Fast Contextual Scene Graph Generation With Unbiased Context Augmentation
Tianlei Jin · Fangtai Guo · Qiwei Meng · Shiqiang Zhu · Xiangming Xi · Wen Wang · Zonghao Mu · Wei Song
West Building Exhibit Halls ABC 208
Scene graph generation (SGG) methods have historically suffered from long-tail bias and slow inference speed. In this paper, we notice that humans can analyze relationships between objects relying solely on context descriptions,and this abstract cognitive process may be guided by experience. For example, given descriptions of cup and table with their spatial locations, humans can speculate possible relationships < cup, on, table > or < table, near, cup >. Even without visual appearance information, some impossible predicates like flying in and looking at can be empirically excluded. Accordingly, we propose a contextual scene graph generation (C-SGG) method without using visual information and introduce a context augmentation method. We propose that slight perturbations in the position and size of objects do not essentially affect the relationship between objects. Therefore, at the context level, we can produce diverse context descriptions by using a context augmentation method based on the original dataset. These diverse context descriptions can be used for unbiased training of C-SGG to alleviate long-tail bias.
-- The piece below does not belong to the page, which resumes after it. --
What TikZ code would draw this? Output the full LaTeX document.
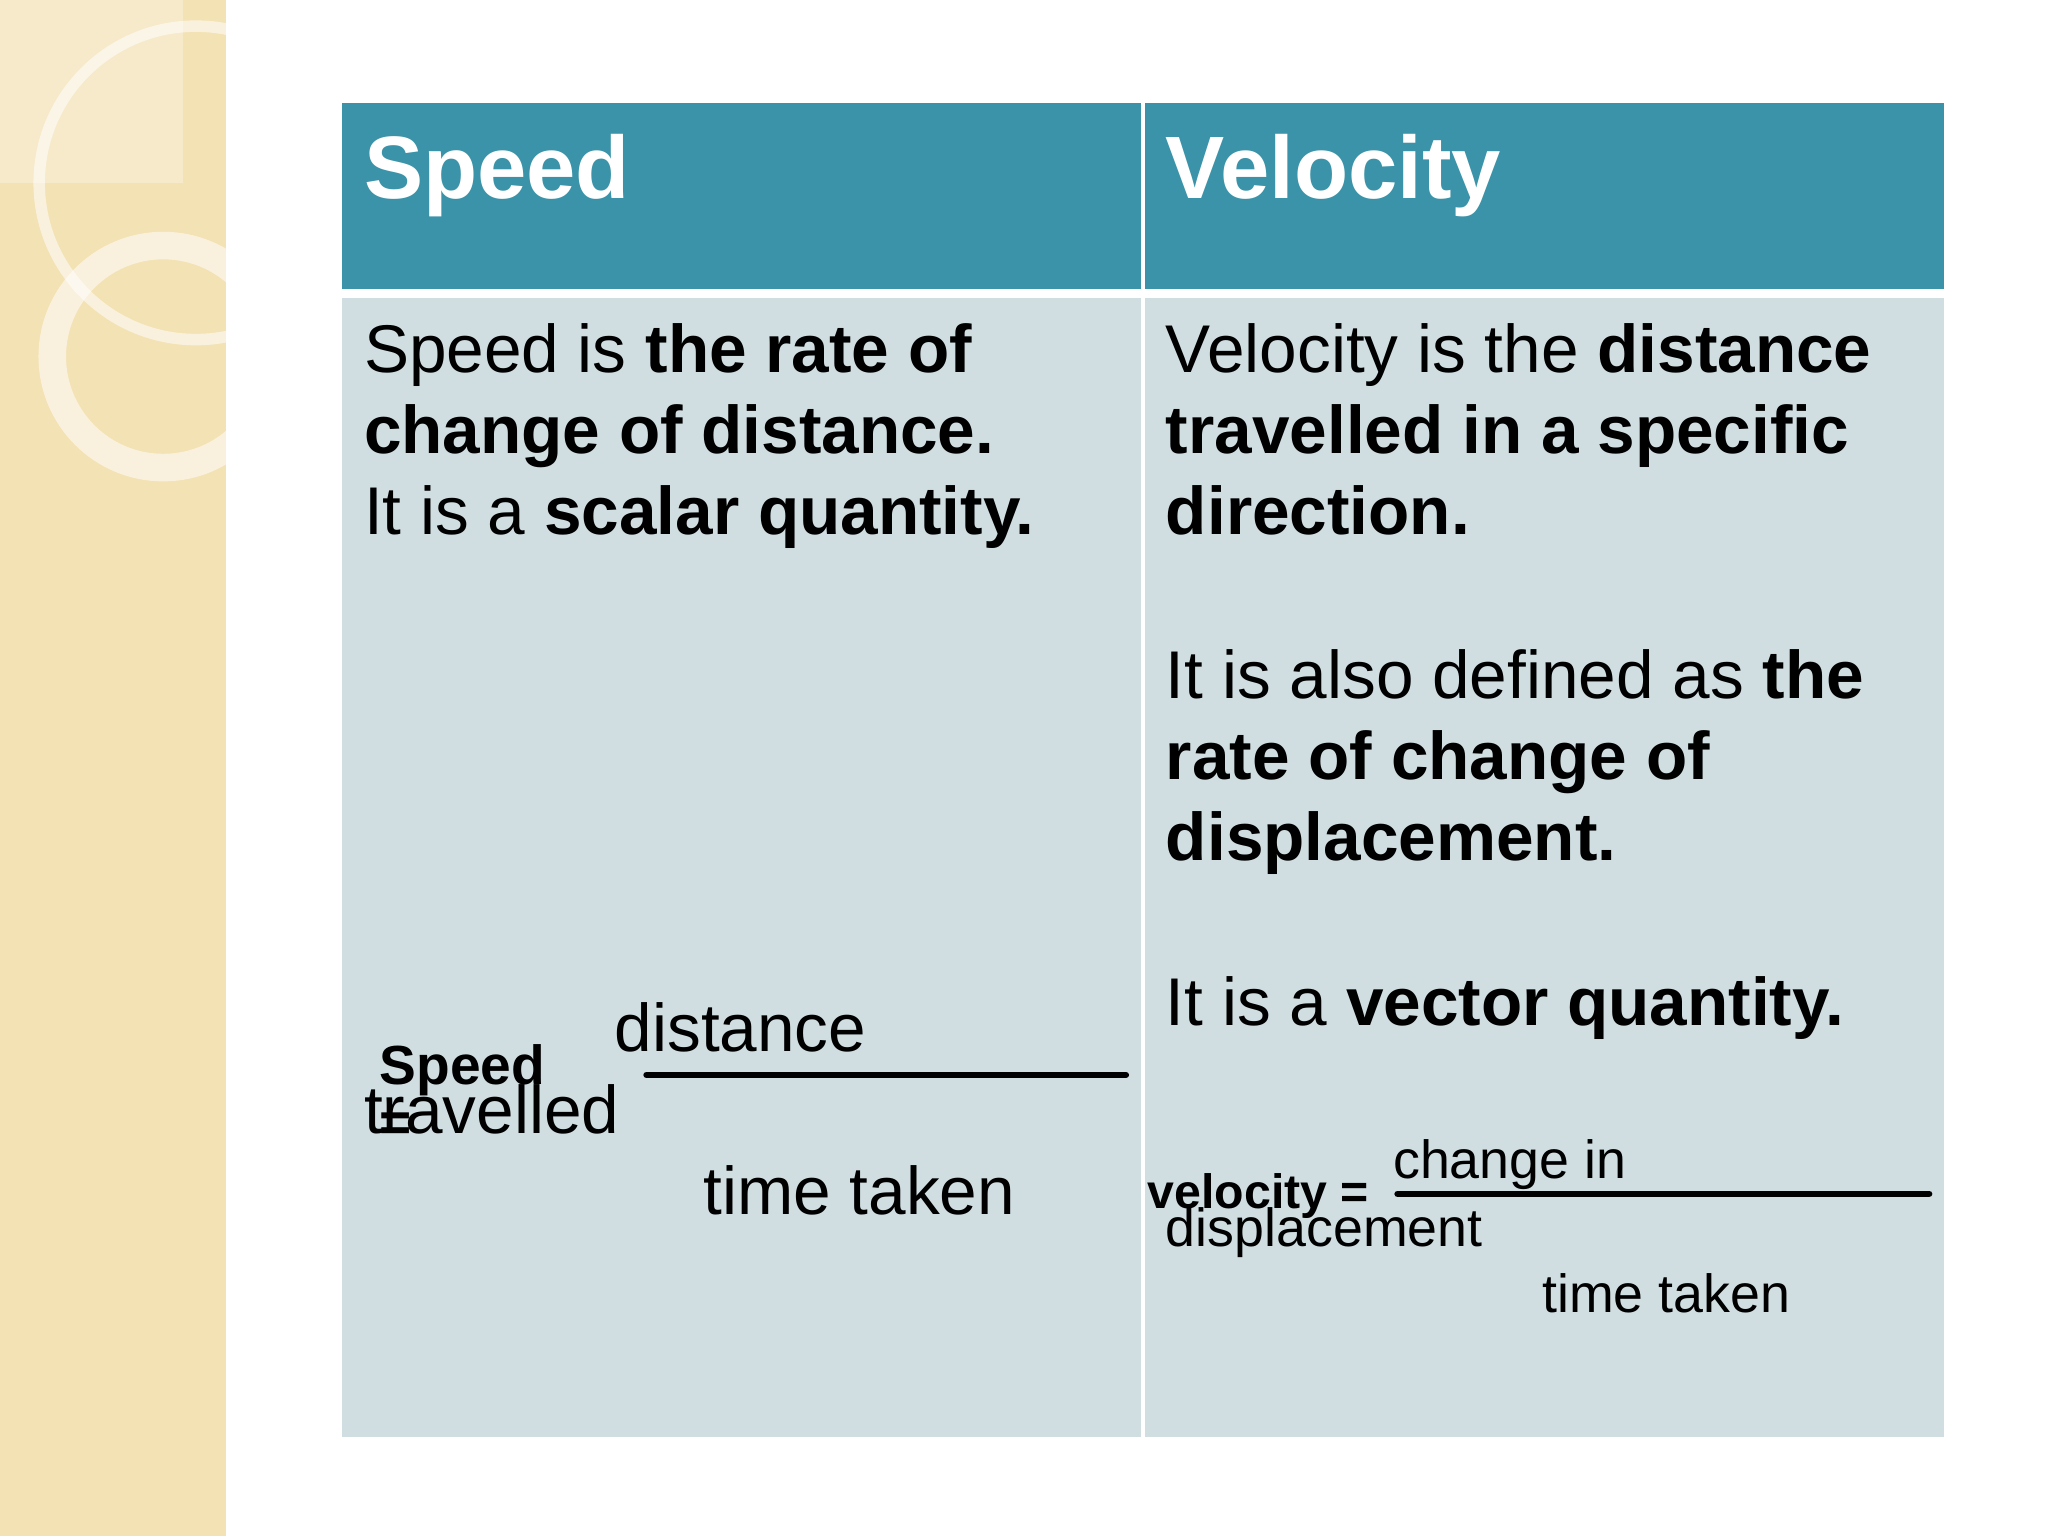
\documentclass[tikz,border=0pt]{standalone}
\usepackage{fontspec}
\setmainfont{Liberation Sans}
\definecolor{headc}{RGB}{58,147,168}
\definecolor{bodyc}{RGB}{208,222,226}
\definecolor{stripc}{RGB}{243,226,180}
\begin{document}
\begin{tikzpicture}[x=0.01cm,y=-0.01cm,
  body/.style={anchor=base west,inner sep=0pt,font=\fontsize{14.7}{17}\selectfont},
  small/.style={anchor=base west,inner sep=0pt,font=\fontsize{11.7}{14}\selectfont},
  head/.style={anchor=base west,inner sep=0pt,text=white,font=\fontsize{19.3}{22}\selectfont\bfseries}]
\useasboundingbox (0,0) rectangle (1568,1176);
\fill[white] (0,0) rectangle (1568,1176);
\fill[stripc] (0,0) rectangle (173,1176);
\fill[white,opacity=0.3] (0,0) rectangle (140,140);
\begin{scope}
\clip (0,0) rectangle (173,1176);
\draw[white,line width=2.5pt,opacity=0.55] (150,140) circle (120);
\draw[white,line width=6pt,opacity=0.55] (125,273) circle (85);
\end{scope}
% table
\fill[headc] (262,79) rectangle (1488,221);
\fill[bodyc] (262,228) rectangle (1488,1100);
\draw[white,line width=1pt] (875,79) -- (875,1100);
\node[head] (h1) at (278,152) {Speed};
\node[head] (h2) at (892,152) {Velocity};
% left body
\node[body] (l1) at (278,285) {Speed is \textbf{the rate of}};
\node[body] (l2) at (278,347) {\textbf{change of distance.}};
\node[body] (l3) at (278,409) {It is a \textbf{scalar quantity.}};
% right body
\node[body] (r1) at (892,285) {Velocity is the \textbf{distance}};
\node[body] (r2) at (892,347) {\textbf{travelled in a specific}};
\node[body] (r3) at (892,409) {\textbf{direction.}};
\node[body] (r4) at (892,535) {It is also defined as \textbf{the}};
\node[body] (r5) at (892,597) {\textbf{rate of change of}};
\node[body] (r6) at (892,659) {\textbf{displacement.}};
\node[body] (r7) at (892,785) {It is a \textbf{vector quantity.}};
% left formula
\node[body] (fd) at (470,805) {distance};
\coordinate (fl1) at (495,823); \coordinate (fl2) at (862,823);
\draw[line width=1.4pt,line cap=round] (fl1) -- (fl2);
\node[small,font=\fontsize{12}{14}\selectfont\bfseries] (fs) at (290,830) {Speed};
\node[body] (ft) at (278,868) {travelled};
\node[small,font=\fontsize{12}{14}\selectfont\bfseries] (feq) at (290,874) {=};
\node[body] (ftt) at (538,930) {time taken};
% right formula
\node[small] (vc) at (1066,902) {change in};
\coordinate (vl1) at (1070,914); \coordinate (vl2) at (1477,914);
\draw[line width=1.4pt,line cap=round] (vl1) -- (vl2);
\node[small,font=\fontsize{10.5}{12}\selectfont\bfseries] (vv) at (878,925) {velocity =};
\node[small] (vd) at (892,954) {displacement};
\node[small] (vt) at (1180,1005) {time taken};
\end{tikzpicture}
\end{document}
In addition, we also introduce a context guided visual scene graph generation (CV-SGG) method, which leverages the C-SGG experience to guide vision to focus on possible predicates. Through extensive experiments on the publicly available dataset, C-SGG alleviates long-tail bias and omits the huge computation of visual feature extraction to realize real-time SGG. CV-SGG achieves a great trade-off between common predicates and tail predicates.